THÉSÉE. — Plus étrange que vrai. Je ne pourrai jamais croire à ces vieilles fables, à ces contes de fée. Les amoureux et les fous ont des cerveaux bouillants, des fantaisies visionnaires qui perçoivent ce que la froide raison ne pourra jamais comprendre. Le fou, l'amoureux et le poète sont tous faits d'imagination. L'un voit plus de démons que le vaste enfer n'en peut contenir, c'est le fou ; l'amoureux, tout aussi frénétique, voit la beauté d'Hélène sur un front égyptien ; le regard du poète, animé d'un beau délire, se porte du ciel à la terre et de la terre au ciel ; et, comme son imagination donne un corps aux choses inconnues, la plume du poète leur prête une forme et assigne au néant aérien une demeure locale et un nom. Tels sont les caprices d'une imagination forte ; pour peu qu'elle conçoive une joie, elle suppose un messager qui l'apporte. La nuit, avec l'imagination de la peur, comme on prend aisément un buisson pour un ours !
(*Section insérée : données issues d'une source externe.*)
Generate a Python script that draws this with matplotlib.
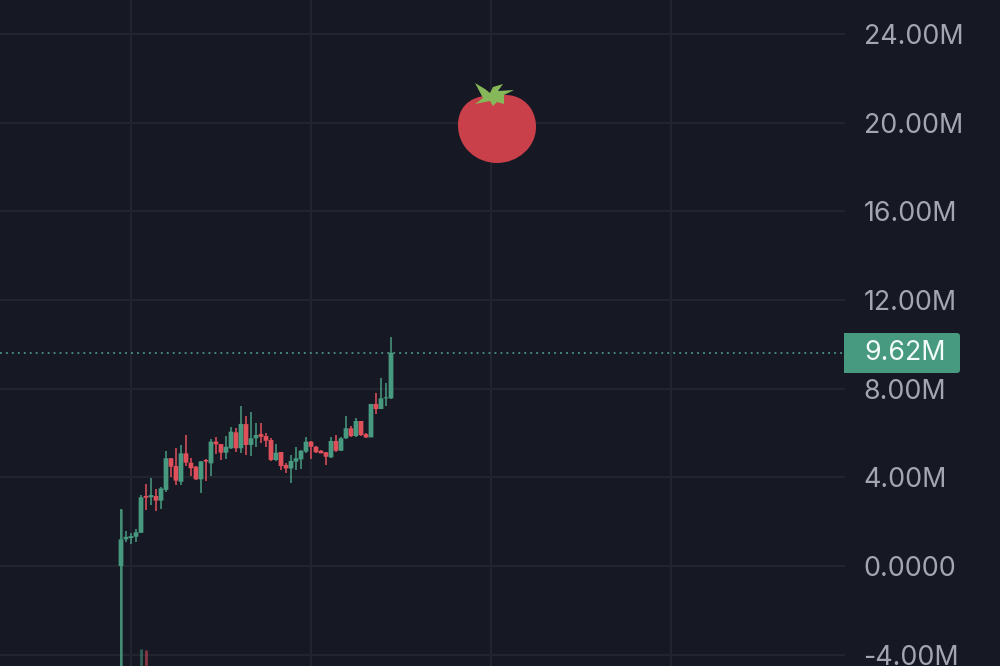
#!/usr/bin/env python3
import matplotlib as mpl
mpl.use('Agg')
import matplotlib.pyplot as plt
from matplotlib.patches import PathPatch, Polygon, FancyBboxPatch, Rectangle
from matplotlib.path import Path
import numpy as np

# candles, in millions
opens = [0.00, 1.20, 1.26, 1.32, 1.50, 3.16, 3.10, 3.16, 2.95, 3.43, 4.86, 4.51, 3.80, 5.08, 4.66,
         4.48, 3.91, 4.78, 4.63, 5.61, 5.50, 5.11, 5.31, 6.03, 5.31, 6.40, 5.46, 5.76, 5.95, 5.86,
         5.68, 4.78, 5.14, 4.56, 4.40, 4.71, 4.81, 5.16, 5.61, 5.38, 5.20, 5.13, 4.90, 5.64, 5.20,
         5.76, 6.21, 5.86, 6.54, 5.95, 5.80, 7.31, 7.08, 7.56, 7.56]
highs = [2.56, 1.59, 1.47, 1.65, 3.20, 3.70, 3.95, 3.46, 3.55, 5.19, 4.86, 5.31, 5.44, 5.91, 4.86,
         4.51, 4.72, 4.81, 5.73, 5.83, 5.50, 5.86, 6.26, 6.21, 7.22, 6.77, 6.93, 6.43, 6.43, 5.98,
         5.76, 5.49, 5.14, 4.63, 5.01, 5.35, 5.23, 5.80, 5.64, 5.41, 5.23, 5.16, 5.83, 5.89, 5.80,
         6.77, 6.32, 6.66, 6.54, 6.01, 7.31, 7.79, 8.46, 8.24, 10.31]
lows = [-5.20, 1.10, 0.98, 1.10, 1.47, 2.53, 2.75, 2.50, 2.59, 3.35, 4.00, 3.65, 3.65, 4.51, 4.06,
        3.88, 3.28, 3.85, 4.06, 5.05, 4.78, 4.81, 5.26, 5.16, 5.11, 5.01, 4.96, 5.35, 5.53, 5.35,
        4.75, 4.75, 4.33, 4.21, 3.76, 4.33, 4.39, 5.11, 4.81, 5.11, 5.08, 4.57, 4.86, 5.16, 5.17,
        5.71, 5.83, 5.83, 5.86, 5.77, 5.80, 6.86, 7.07, 7.22, 7.55]
closes = [1.20, 1.32, 1.35, 1.52, 3.10, 3.08, 3.20, 2.95, 3.50, 4.86, 4.48, 3.85, 5.08, 4.66, 4.41,
          3.91, 4.72, 4.71, 5.61, 5.49, 5.11, 5.38, 6.06, 5.31, 6.41, 5.46, 5.76, 5.91, 5.83, 5.65,
          4.78, 5.11, 4.51, 4.40, 4.74, 4.86, 5.20, 5.61, 5.38, 5.13, 5.08, 4.93, 5.64, 5.20, 5.76,
          6.21, 5.86, 6.54, 5.91, 5.80, 7.31, 7.08, 7.56, 7.61, 9.62]

# the two stray wicks at the bottom edge
stray_idx = [4, 5]
stray_top = [-3.75, -3.78]
stray_bottom = [-5.0, -5.0]
stray_up = [True, False]

last_price = 9.62
last_label = '9.62M'
y_ticks = [-4, 0, 4, 8, 12, 16, 20, 24]
y_labels = ['-4.00M', '0.0000', '4.00M', '8.00M', '12.00M', '16.00M', '20.00M', '24.00M']
x_grid = [1.9, 37.9, 73.9, 109.9]

BG = '#161823'
GRID = '#23262f'
UP = '#47997f'
DOWN = '#e0505b'
TICK = '#a3a5b0'

plt.rcParams['font.family'] = ['Inter', 'DejaVu Sans']

fig = plt.figure(figsize=(10, 6.66), dpi=100, facecolor=BG)
ax = fig.add_axes([0, 0, 0.845, 1], facecolor=BG)
ax.set_xlim(-24.2, 144.8)
ax.set_ylim(-4.51, 25.53)

for s in ax.spines.values():
    s.set_visible(False)

ax.set_xticks(x_grid)
ax.set_yticks(y_ticks)
ax.set_yticklabels(y_labels)
ax.yaxis.tick_right()
ax.tick_params(axis='x', length=0, labelbottom=False)
ax.tick_params(axis='y', length=0, pad=13.4, labelsize=19.3, labelcolor=TICK)
ax.grid(color=GRID, linewidth=1.4)
ax.set_axisbelow(True)

idx = np.arange(len(opens))
opens = np.array(opens)
closes = np.array(closes)
colors = [UP if c >= o else DOWN for o, c in zip(opens, closes)]

ax.vlines(idx, lows, highs, colors=colors, linewidth=1.4, alpha=0.8, zorder=3)
ax.vlines(idx[0], lows[0], highs[0], colors=UP, linewidth=2.0, alpha=0.65, zorder=3)
bars = ax.bar(idx, np.abs(closes - opens), bottom=np.minimum(opens, closes),
              width=0.95, color=colors, zorder=4)
for b in bars:
    b.set_snap(False)
ax.vlines(stray_idx, stray_bottom, stray_top,
          colors=[UP if u else DOWN for u in stray_up], linewidth=2.0, alpha=0.55, zorder=3)

ax.axhline(last_price, color='#55a892', linewidth=1.1, linestyle=(0, (1.2, 2.7)), zorder=2)

# overlay in pixels for the tomato and the price tag
ov = fig.add_axes([0, 0, 1, 1], facecolor='none')
ov.set_xlim(0, 1000)
ov.set_ylim(666, 0)
ov.axis('off')

verts = [(497, 96), (518, 91), (536, 105), (536, 127), (536, 148), (517, 163), (497, 163),
         (477, 163), (458, 148), (458, 125), (458, 104), (475, 93), (497, 96)]
codes = [Path.MOVETO] + [Path.CURVE4] * 12
ov.add_patch(PathPatch(Path(verts, codes), facecolor='#c9404a', edgecolor='none', zorder=5))

leaf = [(475, 83), (485, 89), (490, 93), (493, 87), (503, 84), (498, 91), (514, 90), (504, 95),
        (504, 104), (497, 102), (493, 106), (490, 101), (475, 104), (483, 98)]
ov.add_patch(Polygon(leaf, closed=True, facecolor='#86b85a', edgecolor='none', zorder=6))

ov.add_patch(FancyBboxPatch((844, 333), 116, 40, boxstyle='round,pad=0,rounding_size=3',
                            facecolor=UP, edgecolor='none', zorder=5))
ov.add_patch(Rectangle((844, 333), 12, 40, facecolor=UP, edgecolor='none', zorder=5))
ov.text(864, 353, last_label, color='#f2fbf7', fontsize=19.3, va='center', ha='left', zorder=6)

plt.savefig('out.png', dpi=100, facecolor=BG)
HIPPOLYTE. — Oui, mais tout le récit qu'ils nous ont fait de cette nuit, de la transfiguration simultanée de toutes leurs âmes, est plus convaincant que de fantastiques visions ; il a le caractère d'une grande consistance, tout étrange et tout merveilleux qu'il est. ("Le Songe d'une nuit d'été", Acte V, Scène I, in "Théâtre complet", Shakespeare, traduction de François-Victor Hugo, Garnier, Paris, 1961, tome I, pages 994-995)>>.


(e) Illustration littéraire des effets cumulés de la peur et de l'imagination.
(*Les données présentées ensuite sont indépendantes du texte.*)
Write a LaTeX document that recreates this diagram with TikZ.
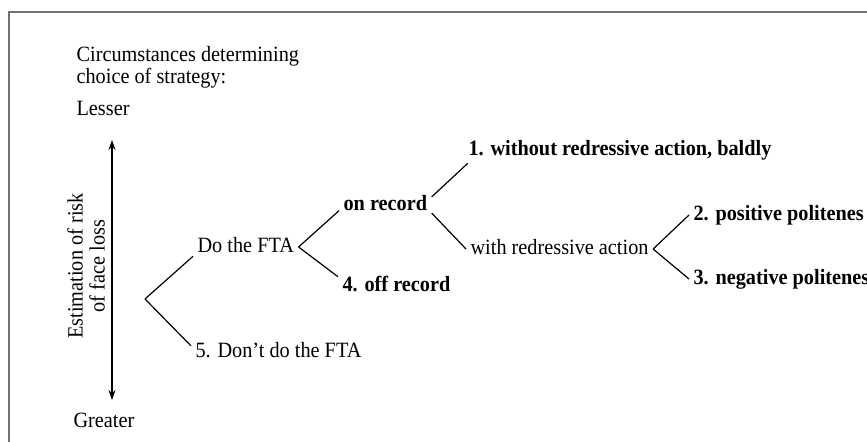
\documentclass[tikz,border=0pt]{standalone}
\usepackage{fontspec}
\setmainfont[FakeStretch=0.93]{Liberation Serif}
\usetikzlibrary{arrows.meta}
\begin{document}
\begin{tikzpicture}[x=0.5pt,y=-0.5pt,line width=0.6pt,
  lbl/.style={anchor=west,text height=1.6ex,text depth=.3ex,font=\fontsize{10.9}{11}\selectfont},
  opt/.style={lbl,font=\fontsize{10.9}{11}\selectfont\bfseries},
  frame/.style={black!55,line width=1.2pt},
  tip/.tip={Stealth[length=5pt,width=3.5pt]}]
\tikzstyle{every node}+=[inner sep=2pt]
\useasboundingbox (0,0) rectangle (867,442);
\clip (0,0) rectangle (867,442);
\draw [frame] (9,442) -- (9,12) -- (867,12);
% left side: scale of risk
\node [lbl,align=left,font=\fontsize{10.9}{10}\selectfont,text height=,text depth=] (title) at (72,67) {Circumstances determining\\choice of strategy:};
\node [lbl] (lesser) at (72,110) {Lesser};
\node [lbl] (greater) at (69,422) {Greater};
\coordinate (top) at (112,140);
\coordinate (bot) at (112,400);
\draw [tip-tip] (top) -- (bot);
\node [rotate=90,align=center,font=\fontsize{10.9}{11}\selectfont] (risk) at (86,266) {Estimation of risk\\of face loss};
% the tree
\coordinate (root) at (145,299);
\node [lbl] (do) at (193,247) {Do the FTA};
\node [lbl] (dont) at (191,352) {5. Don't do the FTA};
\node [opt] (onrec) at (339,205) {on record};
\node [opt] (offrec) at (338,286) {4. off record};
\node [opt] (bald) at (464,150) {1. without redressive action, baldly};
\node [lbl] (redress) at (466,249) {with redressive action};
\node [opt] (pos) at (689,215) {2. positive politenes};
\node [opt] (neg) at (689,279) {3. negative politenes};
\draw (root) -- (do.190);
\draw (root) -- (dont.176);
\draw (do.east) -- (onrec.187);
\draw (do.east) -- (offrec.171);
\draw (onrec.10) -- (bald.185);
\draw (onrec.-10) -- (redress.west);
\draw (redress.east) -- (pos.west);
\draw (redress.east) -- (neg.west);
\end{tikzpicture}
\end{document}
- <<Ce désastre inattendu avait laissé à découvert une vaste étendue de frontières, et des maux plus réels étaient précédés par l'attente de mille dangers imaginaires. Les colons alarmés croyaient entendre les hurlements des sauvages se mêler à chaque bouffée de vent qui sortait en sifflant des immenses forêts de l'ouest. Le caractère effrayant de ces ennemis sans pitié augmentait au delà de tout ce qu'on pourrait dire les horreurs naturelles de la guerre. Des exemples sans nombre de massacres récents étaient encore vivement gravés dans leur souvenir ; et dans toutes les provinces il n'était personne qui n'eût écouté avec avidité la relation épouvantable de quelque meurtre commis pendant les ténèbres, et dont les habitants des forêts étaient les principaux et les barbares acteurs. Tandis que le voyageur crédule et exalté racontait les chances hasardeuses qu'offraient les déserts, le sang des hommes timides se glaçait de terreur, et les mères jetaient un regard d'inquiétude sur les enfants qui sommeillaient en sûreté, même dans les plus grandes villes. En un mot, la crainte, qui grossit tous les objets, commença à l'emporter sur les calculs de la raison et sur le courage. Les coeurs les plus hardis commencèrent à croire que l'événement de la lutte était incertain, et l'on voyait s'augmenter tous les jours le nombre de cette classe abjecte qui croyait déjà voir toutes les possessions de la couronne d'Angleterre en Amérique au pouvoir de ses ennemis chrétiens, ou dévastées par les incursions de leurs sauvages alliés. (James Fenimore Cooper, "Le Dernier des Mohicans", Chapitre I)>>.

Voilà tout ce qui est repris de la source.